Exercise:
Can you transcribe the data exactly? Leave the pictures out.

---

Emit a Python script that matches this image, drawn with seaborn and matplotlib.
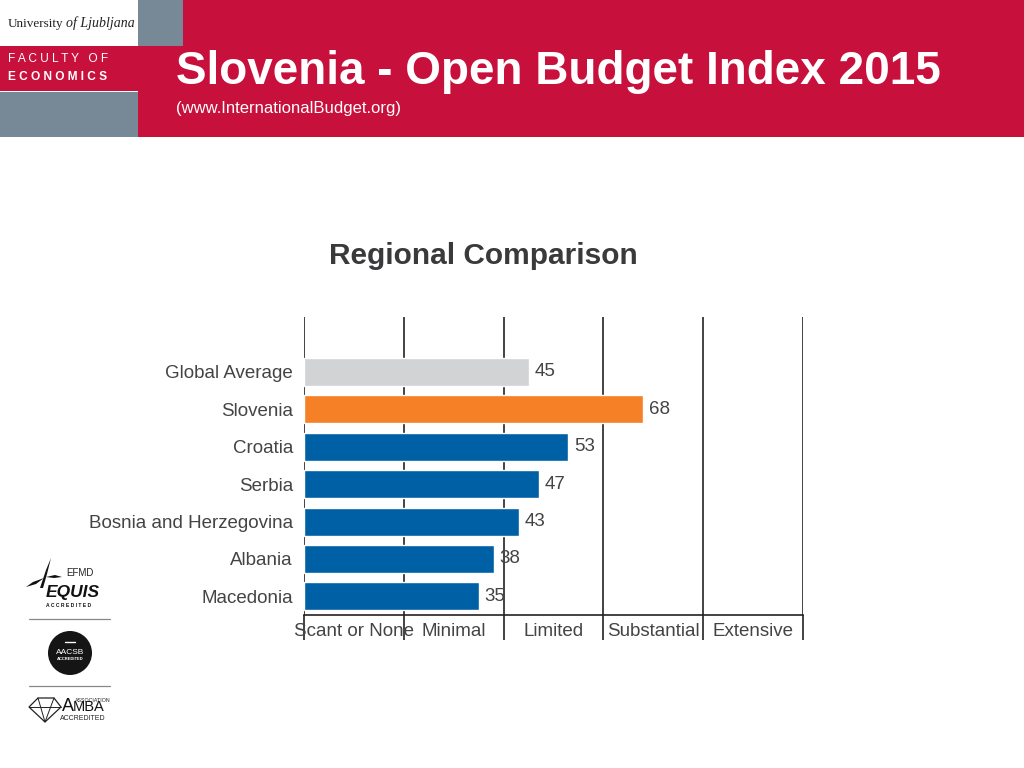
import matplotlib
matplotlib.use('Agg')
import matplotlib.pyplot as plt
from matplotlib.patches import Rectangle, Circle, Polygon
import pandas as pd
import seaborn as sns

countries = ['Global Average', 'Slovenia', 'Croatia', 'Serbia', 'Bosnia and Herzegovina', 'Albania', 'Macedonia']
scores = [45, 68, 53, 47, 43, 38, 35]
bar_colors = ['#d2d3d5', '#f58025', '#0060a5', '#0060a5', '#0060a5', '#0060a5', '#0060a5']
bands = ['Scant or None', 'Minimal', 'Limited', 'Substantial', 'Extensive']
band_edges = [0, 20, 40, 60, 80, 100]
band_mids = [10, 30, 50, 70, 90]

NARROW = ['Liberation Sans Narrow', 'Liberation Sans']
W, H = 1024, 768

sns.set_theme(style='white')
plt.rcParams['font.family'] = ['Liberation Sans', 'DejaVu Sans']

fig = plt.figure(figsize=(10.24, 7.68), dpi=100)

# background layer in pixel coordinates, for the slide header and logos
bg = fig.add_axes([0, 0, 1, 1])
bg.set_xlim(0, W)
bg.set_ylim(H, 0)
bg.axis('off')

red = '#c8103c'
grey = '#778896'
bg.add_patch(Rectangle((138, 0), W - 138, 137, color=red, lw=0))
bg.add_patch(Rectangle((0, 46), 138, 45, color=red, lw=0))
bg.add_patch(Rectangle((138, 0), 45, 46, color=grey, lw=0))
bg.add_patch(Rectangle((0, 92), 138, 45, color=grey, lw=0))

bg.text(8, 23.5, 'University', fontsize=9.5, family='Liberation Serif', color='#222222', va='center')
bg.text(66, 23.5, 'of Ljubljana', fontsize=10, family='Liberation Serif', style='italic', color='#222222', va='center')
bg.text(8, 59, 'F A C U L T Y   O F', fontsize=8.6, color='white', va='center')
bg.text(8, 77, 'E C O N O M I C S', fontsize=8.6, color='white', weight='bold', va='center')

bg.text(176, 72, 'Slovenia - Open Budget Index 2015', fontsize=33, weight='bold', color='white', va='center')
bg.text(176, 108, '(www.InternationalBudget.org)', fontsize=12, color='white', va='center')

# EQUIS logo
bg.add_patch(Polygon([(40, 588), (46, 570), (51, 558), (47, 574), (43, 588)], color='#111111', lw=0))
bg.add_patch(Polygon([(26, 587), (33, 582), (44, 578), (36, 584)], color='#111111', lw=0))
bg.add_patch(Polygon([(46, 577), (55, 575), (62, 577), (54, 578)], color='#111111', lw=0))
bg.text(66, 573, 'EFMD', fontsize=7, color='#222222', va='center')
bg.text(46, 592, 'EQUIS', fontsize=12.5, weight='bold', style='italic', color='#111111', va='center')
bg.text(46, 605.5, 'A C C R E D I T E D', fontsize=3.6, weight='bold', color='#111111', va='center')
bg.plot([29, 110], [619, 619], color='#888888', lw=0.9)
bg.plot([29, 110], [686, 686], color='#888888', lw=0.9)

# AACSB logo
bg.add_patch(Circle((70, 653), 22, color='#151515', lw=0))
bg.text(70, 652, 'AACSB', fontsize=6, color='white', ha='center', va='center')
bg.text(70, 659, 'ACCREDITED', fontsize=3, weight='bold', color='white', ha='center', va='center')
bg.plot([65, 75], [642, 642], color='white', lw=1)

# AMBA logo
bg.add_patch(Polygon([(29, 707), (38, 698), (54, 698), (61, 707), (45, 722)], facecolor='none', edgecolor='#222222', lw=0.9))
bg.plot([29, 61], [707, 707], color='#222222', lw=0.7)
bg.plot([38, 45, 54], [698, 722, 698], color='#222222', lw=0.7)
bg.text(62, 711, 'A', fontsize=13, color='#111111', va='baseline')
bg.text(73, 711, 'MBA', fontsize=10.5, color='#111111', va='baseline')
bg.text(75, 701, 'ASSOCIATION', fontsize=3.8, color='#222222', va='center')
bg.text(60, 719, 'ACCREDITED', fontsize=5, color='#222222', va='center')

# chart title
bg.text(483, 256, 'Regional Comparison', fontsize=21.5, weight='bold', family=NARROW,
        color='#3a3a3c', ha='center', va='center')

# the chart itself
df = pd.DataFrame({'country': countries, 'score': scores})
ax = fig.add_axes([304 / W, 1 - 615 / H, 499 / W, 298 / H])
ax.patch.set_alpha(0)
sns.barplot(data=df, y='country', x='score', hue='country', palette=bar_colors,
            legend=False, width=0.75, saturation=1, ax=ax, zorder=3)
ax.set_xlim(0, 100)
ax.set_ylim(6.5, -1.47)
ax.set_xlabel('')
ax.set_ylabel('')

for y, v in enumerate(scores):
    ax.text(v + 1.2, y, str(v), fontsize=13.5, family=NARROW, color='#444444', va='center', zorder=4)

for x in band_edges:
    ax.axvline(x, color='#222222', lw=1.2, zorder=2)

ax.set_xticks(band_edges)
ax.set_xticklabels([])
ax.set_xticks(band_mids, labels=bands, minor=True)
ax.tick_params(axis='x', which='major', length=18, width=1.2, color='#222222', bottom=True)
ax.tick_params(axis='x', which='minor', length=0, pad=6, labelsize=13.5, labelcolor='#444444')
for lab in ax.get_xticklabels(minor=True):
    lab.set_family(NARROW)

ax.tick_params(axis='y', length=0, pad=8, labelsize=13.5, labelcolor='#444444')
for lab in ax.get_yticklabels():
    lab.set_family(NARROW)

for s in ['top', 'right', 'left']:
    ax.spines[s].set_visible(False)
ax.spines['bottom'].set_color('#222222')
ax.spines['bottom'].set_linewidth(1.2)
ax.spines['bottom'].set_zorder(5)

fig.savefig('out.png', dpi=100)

---

Solution to this task:
Emit a Python script that matches this image, drawn with seaborn and matplotlib.
import matplotlib
matplotlib.use('Agg')
import matplotlib.pyplot as plt
from matplotlib.patches import Rectangle, Circle, Polygon
import pandas as pd
import seaborn as sns

countries = ['Global Average', 'Slovenia', 'Croatia', 'Serbia', 'Bosnia and Herzegovina', 'Albania', 'Macedonia']
scores = [45, 68, 53, 47, 43, 38, 35]
bar_colors = ['#d2d3d5', '#f58025', '#0060a5', '#0060a5', '#0060a5', '#0060a5', '#0060a5']
bands = ['Scant or None', 'Minimal', 'Limited', 'Substantial', 'Extensive']
band_edges = [0, 20, 40, 60, 80, 100]
band_mids = [10, 30, 50, 70, 90]

NARROW = ['Liberation Sans Narrow', 'Liberation Sans']
W, H = 1024, 768

sns.set_theme(style='white')
plt.rcParams['font.family'] = ['Liberation Sans', 'DejaVu Sans']

fig = plt.figure(figsize=(10.24, 7.68), dpi=100)

# background layer in pixel coordinates, for the slide header and logos
bg = fig.add_axes([0, 0, 1, 1])
bg.set_xlim(0, W)
bg.set_ylim(H, 0)
bg.axis('off')

red = '#c8103c'
grey = '#778896'
bg.add_patch(Rectangle((138, 0), W - 138, 137, color=red, lw=0))
bg.add_patch(Rectangle((0, 46), 138, 45, color=red, lw=0))
bg.add_patch(Rectangle((138, 0), 45, 46, color=grey, lw=0))
bg.add_patch(Rectangle((0, 92), 138, 45, color=grey, lw=0))

bg.text(8, 23.5, 'University', fontsize=9.5, family='Liberation Serif', color='#222222', va='center')
bg.text(66, 23.5, 'of Ljubljana', fontsize=10, family='Liberation Serif', style='italic', color='#222222', va='center')
bg.text(8, 59, 'F A C U L T Y   O F', fontsize=8.6, color='white', va='center')
bg.text(8, 77, 'E C O N O M I C S', fontsize=8.6, color='white', weight='bold', va='center')

bg.text(176, 72, 'Slovenia - Open Budget Index 2015', fontsize=33, weight='bold', color='white', va='center')
bg.text(176, 108, '(www.InternationalBudget.org)', fontsize=12, color='white', va='center')

# EQUIS logo
bg.add_patch(Polygon([(40, 588), (46, 570), (51, 558), (47, 574), (43, 588)], color='#111111', lw=0))
bg.add_patch(Polygon([(26, 587), (33, 582), (44, 578), (36, 584)], color='#111111', lw=0))
bg.add_patch(Polygon([(46, 577), (55, 575), (62, 577), (54, 578)], color='#111111', lw=0))
bg.text(66, 573, 'EFMD', fontsize=7, color='#222222', va='center')
bg.text(46, 592, 'EQUIS', fontsize=12.5, weight='bold', style='italic', color='#111111', va='center')
bg.text(46, 605.5, 'A C C R E D I T E D', fontsize=3.6, weight='bold', color='#111111', va='center')
bg.plot([29, 110], [619, 619], color='#888888', lw=0.9)
bg.plot([29, 110], [686, 686], color='#888888', lw=0.9)

# AACSB logo
bg.add_patch(Circle((70, 653), 22, color='#151515', lw=0))
bg.text(70, 652, 'AACSB', fontsize=6, color='white', ha='center', va='center')
bg.text(70, 659, 'ACCREDITED', fontsize=3, weight='bold', color='white', ha='center', va='center')
bg.plot([65, 75], [642, 642], color='white', lw=1)

# AMBA logo
bg.add_patch(Polygon([(29, 707), (38, 698), (54, 698), (61, 707), (45, 722)], facecolor='none', edgecolor='#222222', lw=0.9))
bg.plot([29, 61], [707, 707], color='#222222', lw=0.7)
bg.plot([38, 45, 54], [698, 722, 698], color='#222222', lw=0.7)
bg.text(62, 711, 'A', fontsize=13, color='#111111', va='baseline')
bg.text(73, 711, 'MBA', fontsize=10.5, color='#111111', va='baseline')
bg.text(75, 701, 'ASSOCIATION', fontsize=3.8, color='#222222', va='center')
bg.text(60, 719, 'ACCREDITED', fontsize=5, color='#222222', va='center')

# chart title
bg.text(483, 256, 'Regional Comparison', fontsize=21.5, weight='bold', family=NARROW,
        color='#3a3a3c', ha='center', va='center')

# the chart itself
df = pd.DataFrame({'country': countries, 'score': scores})
ax = fig.add_axes([304 / W, 1 - 615 / H, 499 / W, 298 / H])
ax.patch.set_alpha(0)
sns.barplot(data=df, y='country', x='score', hue='country', palette=bar_colors,
            legend=False, width=0.75, saturation=1, ax=ax, zorder=3)
ax.set_xlim(0, 100)
ax.set_ylim(6.5, -1.47)
ax.set_xlabel('')
ax.set_ylabel('')

for y, v in enumerate(scores):
    ax.text(v + 1.2, y, str(v), fontsize=13.5, family=NARROW, color='#444444', va='center', zorder=4)

for x in band_edges:
    ax.axvline(x, color='#222222', lw=1.2, zorder=2)

ax.set_xticks(band_edges)
ax.set_xticklabels([])
ax.set_xticks(band_mids, labels=bands, minor=True)
ax.tick_params(axis='x', which='major', length=18, width=1.2, color='#222222', bottom=True)
ax.tick_params(axis='x', which='minor', length=0, pad=6, labelsize=13.5, labelcolor='#444444')
for lab in ax.get_xticklabels(minor=True):
    lab.set_family(NARROW)

ax.tick_params(axis='y', length=0, pad=8, labelsize=13.5, labelcolor='#444444')
for lab in ax.get_yticklabels():
    lab.set_family(NARROW)

for s in ['top', 'right', 'left']:
    ax.spines[s].set_visible(False)
ax.spines['bottom'].set_color('#222222')
ax.spines['bottom'].set_linewidth(1.2)
ax.spines['bottom'].set_zorder(5)

fig.savefig('out.png', dpi=100)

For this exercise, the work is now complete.